Job = Your task is to retype, word for word, the lines from the start of the data through the line holding "0.01, 0.02, 0.02]". Do not include the pictures.

---------------

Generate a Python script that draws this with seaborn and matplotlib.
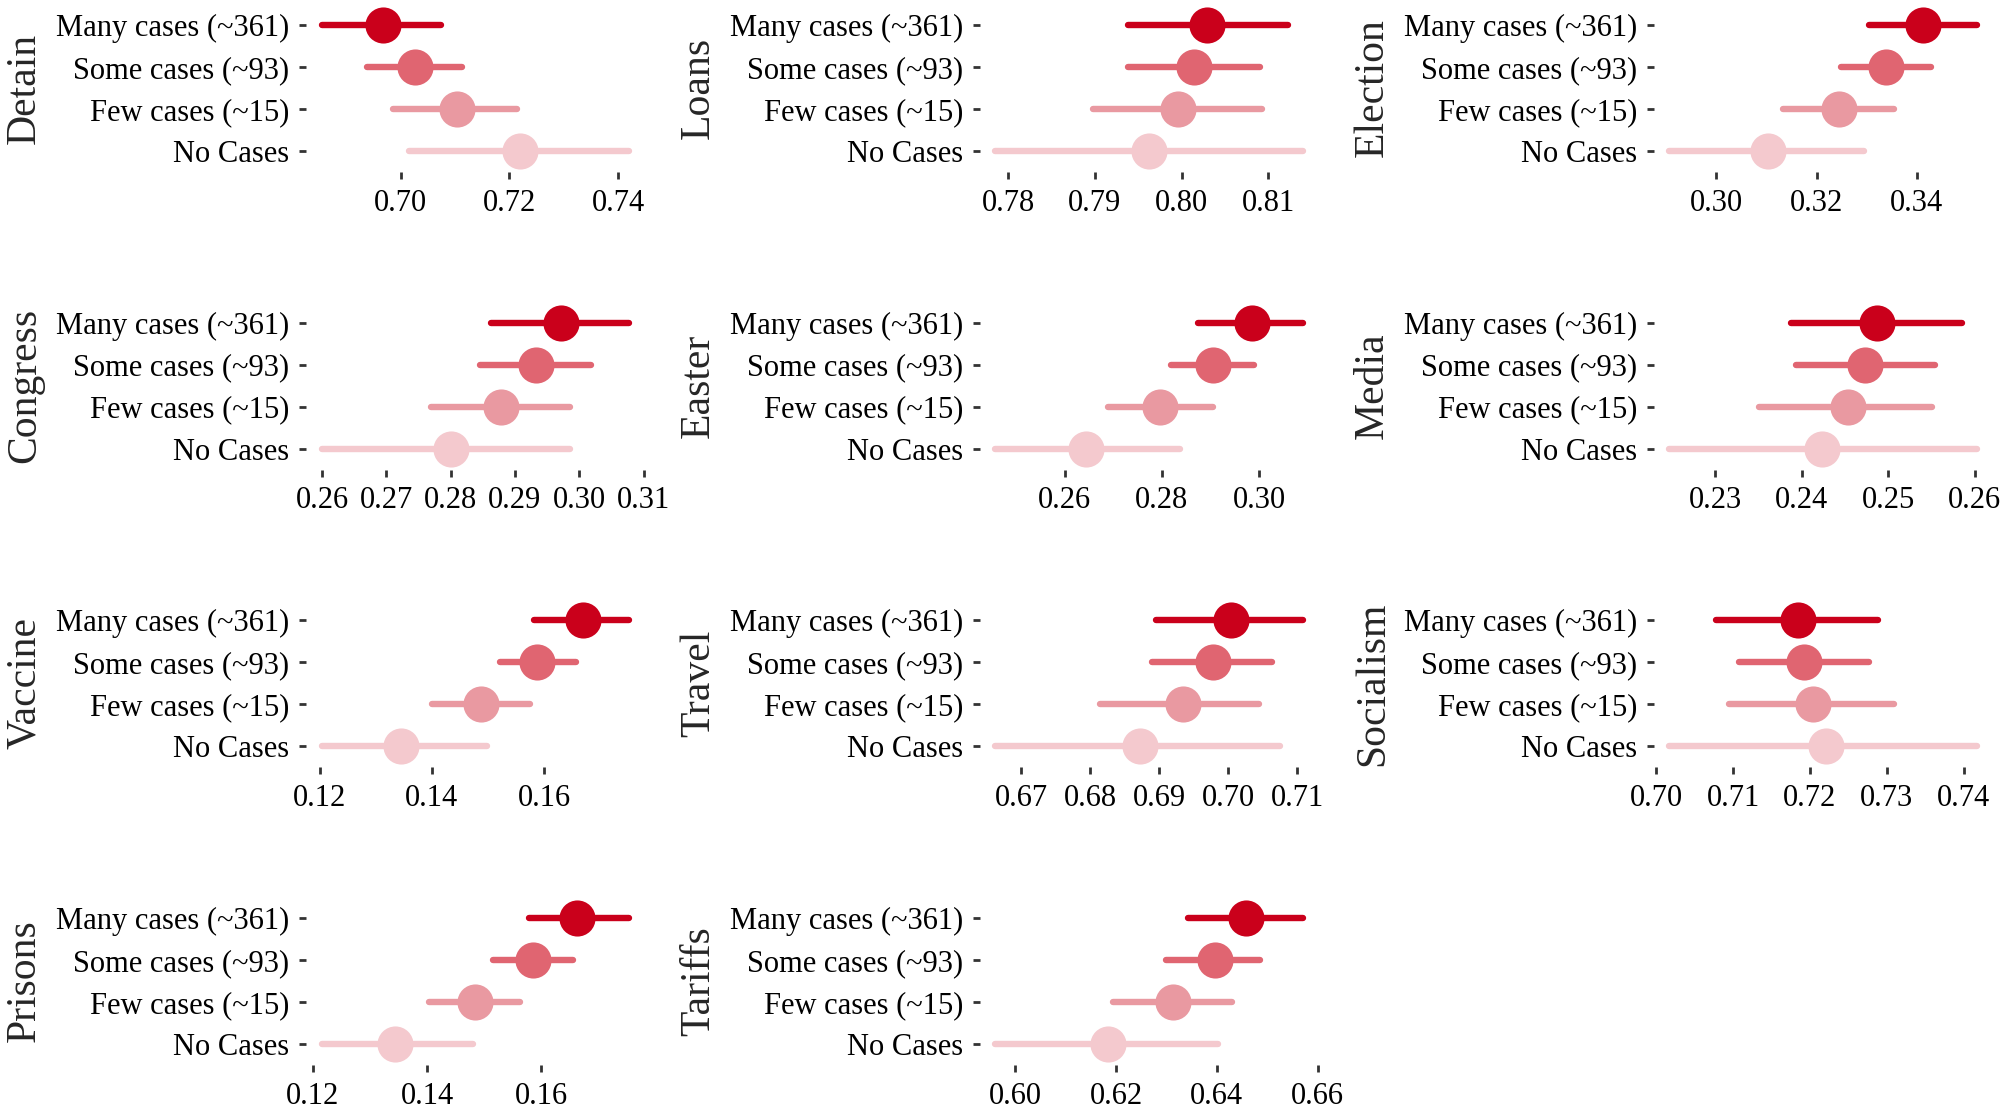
import numpy as np
import pandas as pd
import matplotlib.pyplot as plt
import seaborn as sns
from matplotlib.ticker import MultipleLocator

topics = ["Detain", "Loans", "Election", "Congress", "Easter", "Media",
          "Vaccine", "Travel", "Socialism", "Prisons", "Tariffs"]
groups = ["Many cases (~361)", "Some cases (~93)", "Few cases (~15)", "No Cases"]
colors = ["#ca001b", "#e06571", "#e999a1", "#f4c9ce"]
tick_steps = [0.02, 0.01, 0.02, 0.01, 0.02, 0.01, 0.02, 0.01, 0.01, 0.02, 0.02]

# point estimate and interval ends, one row per topic, columns follow `groups`
est = [
    [0.6967, 0.7026, 0.7104, 0.7219],
    [0.8030, 0.8014, 0.7996, 0.7962],
    [0.3413, 0.3339, 0.3245, 0.3104],
    [0.2972, 0.2932, 0.2879, 0.2800],
    [0.2984, 0.2904, 0.2796, 0.2643],
    [0.2487, 0.2473, 0.2453, 0.2423],
    [0.1670, 0.1588, 0.1487, 0.1345],
    [0.7004, 0.6978, 0.6934, 0.6872],
    [0.7185, 0.7192, 0.7204, 0.7221],
    [0.1663, 0.1585, 0.1484, 0.1343],
    [0.6458, 0.6396, 0.6312, 0.6185],
]
ci_lo = [
    [0.6855, 0.6939, 0.6987, 0.7016],
    [0.7938, 0.7938, 0.7898, 0.7785],
    [0.3304, 0.3249, 0.3133, 0.2906],
    [0.2862, 0.2845, 0.2770, 0.2599],
    [0.2875, 0.2819, 0.2689, 0.2458],
    [0.2387, 0.2393, 0.2351, 0.2247],
    [0.1582, 0.1522, 0.1400, 0.1203],
    [0.6896, 0.6890, 0.6815, 0.6663],
    [0.7078, 0.7108, 0.7095, 0.7017],
    [0.1579, 0.1515, 0.1404, 0.1215],
    [0.6342, 0.6300, 0.6194, 0.5961],
]
ci_hi = [
    [0.7074, 0.7112, 0.7213, 0.7419],
    [0.8123, 0.8091, 0.8093, 0.8140],
    [0.3520, 0.3429, 0.3355, 0.3295],
    [0.3077, 0.3018, 0.2985, 0.2986],
    [0.3089, 0.2989, 0.2904, 0.2837],
    [0.2585, 0.2554, 0.2550, 0.2602],
    [0.1751, 0.1657, 0.1574, 0.1498],
    [0.7108, 0.7064, 0.7045, 0.7075],
    [0.7289, 0.7277, 0.7309, 0.7417],
    [0.1753, 0.1656, 0.1563, 0.1480],
    [0.6570, 0.6486, 0.6430, 0.6402],
]

sns.set_theme(style="ticks")
plt.rcParams["font.family"] = ["Liberation Serif", "DejaVu Serif"]

fig, axes = plt.subplots(4, 3, figsize=(20.01, 11.14), dpi=100)
fig.subplots_adjust(left=0.153, right=0.9955, bottom=0.044, top=0.9964,
                    wspace=0.994, hspace=0.772)

for i, ax in enumerate(axes.flat):
    if i >= len(topics):
        ax.axis("off")
        continue
    rows = []
    for j, g in enumerate(groups):
        # median of (lo, est, hi) = est, full range = interval
        for v in (ci_lo[i][j], est[i][j], ci_hi[i][j]):
            rows.append({"group": g, "value": v})
    df = pd.DataFrame(rows)
    sns.pointplot(data=df, x="value", y="group", hue="group", order=groups,
                  hue_order=groups, palette=colors, estimator="median",
                  errorbar=("pi", 100), linestyle="none", markersize=26,
                  markeredgewidth=0, err_kws={"linewidth": 4.6},
                  legend=False, ax=ax)
    for s in ax.spines.values():
        s.set_visible(False)
    ax.xaxis.set_major_locator(MultipleLocator(tick_steps[i]))
    ax.tick_params(axis="both", length=5, width=2, color="#333333",
                   labelsize=22, labelcolor="black", pad=7)
    ax.set_xlabel("")
    ax.set_ylabel(topics[i], fontsize=30)
    ax.yaxis.set_label_coords(-0.775, 0.5)

plt.savefig("out.png", dpi=100)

---------------

Result of the task =
Generate a Python script that draws this with seaborn and matplotlib.
import numpy as np
import pandas as pd
import matplotlib.pyplot as plt
import seaborn as sns
from matplotlib.ticker import MultipleLocator

topics = ["Detain", "Loans", "Election", "Congress", "Easter", "Media",
          "Vaccine", "Travel", "Socialism", "Prisons", "Tariffs"]
groups = ["Many cases (~361)", "Some cases (~93)", "Few cases (~15)", "No Cases"]
colors = ["#ca001b", "#e06571", "#e999a1", "#f4c9ce"]
tick_steps = [0.02, 0.01, 0.02, 0.01, 0.02, 0.01, 0.02, 0.01, 0.01, 0.02, 0.02]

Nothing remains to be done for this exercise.